Speaking to the Guardian, Mr Bourne said he did send the message on March 30 and Mr Hancock responded by directing him towards the relevant part of the Government’s website.
Mr Bourne told the newspaper he submitted details about the work his company could provide and was later contacted twice by a major distributor of medical products asking if he could produce specialist medical items for them.
Hinpack eventually won the contract to provide test tubes and Mr Bourne said he hired a range of external advisers and regulatory experts to help bring his business up to speed.
Despite this, he had no existing facilities to produce the vials and had to innovate to ensure the product was made safely, including hiring a bouncy castle manufacturer to make an inflatable ‘clean room.’
By mid-June they were producing millions of vials a week and in August he switched distributors to supply the same tubes via Alpha Laboratories. Both distributors he worked with had pre-existing contracts with the NHS.
As the local MP, Mr Hancock had been a strong supporter of the Cock Inn while Mr Bourne was the landlord. The cabinet minister attended the reopening after refurbishment in 2016 and nominated the pub for an award in 2017.
Last week, it was revealed by the National Audit Office that PPE providers looking to supply the Government during the pandemic were given access to a ‘high-priority’ channel which meant bids were 10 times more likely to be successful.
It’s not known if Mr Boune’s company was added to any such channel and he says he had no direct contact with the DHSC.

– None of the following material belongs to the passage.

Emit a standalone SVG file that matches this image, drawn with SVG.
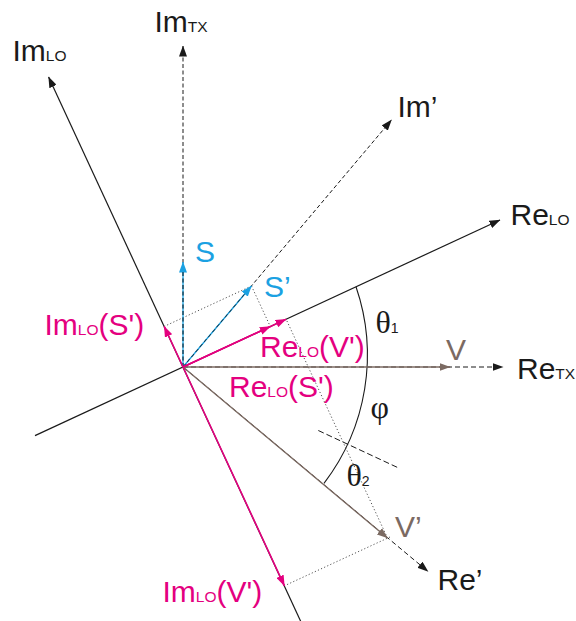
<svg xmlns="http://www.w3.org/2000/svg" width="576" height="621" viewBox="0 0 576 621">
<style>
.ax{stroke:#1a1a1a;stroke-width:1.2;fill:none}
.dash{stroke:#1a1a1a;stroke-width:1;fill:none;stroke-dasharray:4 2.5}
.dot{stroke:#555;stroke-width:1;fill:none;stroke-dasharray:1.2 2.2}
.mg{stroke:#e4007f;stroke-width:1.6;fill:none}
.bl{stroke:#1ba1e2;stroke-width:1.3;fill:none}
.br{stroke:#7b6a62;stroke-width:1.4;fill:none}
text{font-family:"Liberation Sans",Arial,sans-serif;font-size:30px;fill:#1a1a1a}
.sub{font-size:15.5px}
.gk{font-family:"Liberation Serif","Times New Roman",serif;font-size:32px}
.gs{font-family:"Liberation Sans",Arial,sans-serif;font-size:14px}
.tm{fill:#e4007f}
.tb{fill:#1ba1e2}
.tr{fill:#7b6a62}
</style>
<defs>
<marker id="ak" markerWidth="11" markerHeight="8" refX="10.5" refY="4" orient="auto" markerUnits="userSpaceOnUse"><path d="M0,0 L11,4 L0,8 z" fill="#1a1a1a"/></marker>
<marker id="am" markerWidth="11" markerHeight="8" refX="10.5" refY="4" orient="auto" markerUnits="userSpaceOnUse"><path d="M0,0 L11,4 L0,8 z" fill="#e4007f"/></marker>
<marker id="ab" markerWidth="11" markerHeight="8" refX="10.5" refY="4" orient="auto" markerUnits="userSpaceOnUse"><path d="M0,0 L11,4 L0,8 z" fill="#1ba1e2"/></marker>
<marker id="ar" markerWidth="11" markerHeight="8" refX="10.5" refY="4" orient="auto" markerUnits="userSpaceOnUse"><path d="M0,0 L11,4 L0,8 z" fill="#7b6a62"/></marker>
</defs>

<g id="connectors">
  <line class="ax" x1="35" y1="435.6" x2="500" y2="220" marker-end="url(#ak)"/>
  <line class="ax" x1="301" y1="622" x2="48.6" y2="77" marker-end="url(#ak)"/>
  <line class="dash" x1="183" y1="367" x2="183" y2="46" marker-end="url(#ak)"/>
  <line class="dash" x1="183" y1="367" x2="503" y2="367" style="stroke-dasharray:5 3" marker-end="url(#ak)"/>
  <line class="dash" x1="183" y1="367" x2="391.5" y2="120" marker-end="url(#ak)"/>
  <line class="dash" x1="183" y1="367" x2="428" y2="571.5" style="stroke-dasharray:5 3" marker-end="url(#ak)"/>
  <path class="ax" style="stroke-width:1.1" d="M356,286.7 A211,211 0 0 1 324,483.3"/>
  <line class="dash" x1="318.3" y1="430.5" x2="399.5" y2="468.4" style="stroke-dasharray:6 3"/>
  <line class="dot" x1="251.5" y1="286" x2="164.2" y2="326.4"/>
  <line class="dot" x1="251.5" y1="286" x2="270.3" y2="326.5"/>
  <line class="dot" x1="387.5" y1="538" x2="286.1" y2="319.2"/>
  <line class="dot" x1="390" y1="537" x2="284.4" y2="585.8"/>
  <line class="br" x1="183" y1="367" x2="450" y2="367" marker-end="url(#ar)"/>
  <line class="br" x1="183" y1="367" x2="387.5" y2="538" marker-end="url(#ar)"/>
  <line class="bl" x1="183" y1="367" x2="183" y2="262" marker-end="url(#ab)"/>
  <line class="bl" x1="183" y1="367" x2="251.5" y2="286" marker-end="url(#ab)"/>
  <line class="dash" style="stroke-width:0.8" x1="183" y1="367" x2="183" y2="272"/>
  <line class="dash" style="stroke-width:0.8" x1="183" y1="367" x2="245" y2="293.7"/>
  <line class="mg" x1="183" y1="367" x2="164.2" y2="326.4" marker-end="url(#am)"/>
  <line class="mg" x1="183" y1="367" x2="270.3" y2="326.5" marker-end="url(#am)"/>
  <line class="mg" x1="183" y1="367" x2="286.1" y2="319.2" marker-end="url(#am)"/>
  <line class="mg" x1="183" y1="367" x2="284.4" y2="585.8" marker-end="url(#am)"/>
</g>

<g id="label-ImLO"><text x="12.5" y="61">Im<tspan class="sub">LO</tspan></text></g>
<g id="label-ImTX"><text x="154.5" y="32">Im<tspan class="sub">TX</tspan></text></g>
<g id="label-ImPrime"><text x="397.5" y="117">Im’</text></g>
<g id="label-ReLO"><text x="510.5" y="225">Re<tspan class="sub">LO</tspan></text></g>
<g id="label-ReTX"><text x="517" y="379">Re<tspan class="sub">TX</tspan></text></g>
<g id="label-RePrime"><text x="437.5" y="590">Re’</text></g>
<g id="label-S"><text class="tb" x="195" y="262">S</text></g>
<g id="label-SPrime"><text class="tb" x="264" y="297">S’</text></g>
<g id="label-V"><text class="tr" x="446" y="360">V</text></g>
<g id="label-VPrime"><text class="tr" x="395" y="537">V’</text></g>
<g id="label-ImLO-S"><text class="tm" x="44.5" y="335">Im<tspan class="sub">LO</tspan>(S')</text></g>
<g id="label-ReLO-V"><text class="tm" x="260" y="357">Re<tspan class="sub">LO</tspan>(V')</text></g>
<g id="label-ReLO-S"><text class="tm" x="229" y="397">Re<tspan class="sub">LO</tspan>(S')</text></g>
<g id="label-ImLO-V"><text class="tm" x="162.5" y="602">Im<tspan class="sub">LO</tspan>(V')</text></g>
<g id="label-theta1"><text class="gk" x="375.5" y="333">θ<tspan class="gs">1</tspan></text></g>
<g id="label-phi"><text class="gk" x="370.5" y="418">φ</text></g>
<g id="label-theta2"><text class="gk" x="346.5" y="486">θ<tspan class="gs">2</tspan></text></g>
</svg>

His lawyers told the Guardian it was ‘untrue’ Mr Bourne was helped ‘in any way, commercially or operationally’ by Mr Hancock. They said the medical equipment being produced by Hinpack was not complicated to manufacture and was well within the company’s skill set.
A DHSC spokesperson also denied preferential treatment. They said: ‘There is no evidence to support these claims. As the National Audit Office report has made clear, ministers are not involved in procurement decisions or contract management and to suggest otherwise is wholly inaccurate.’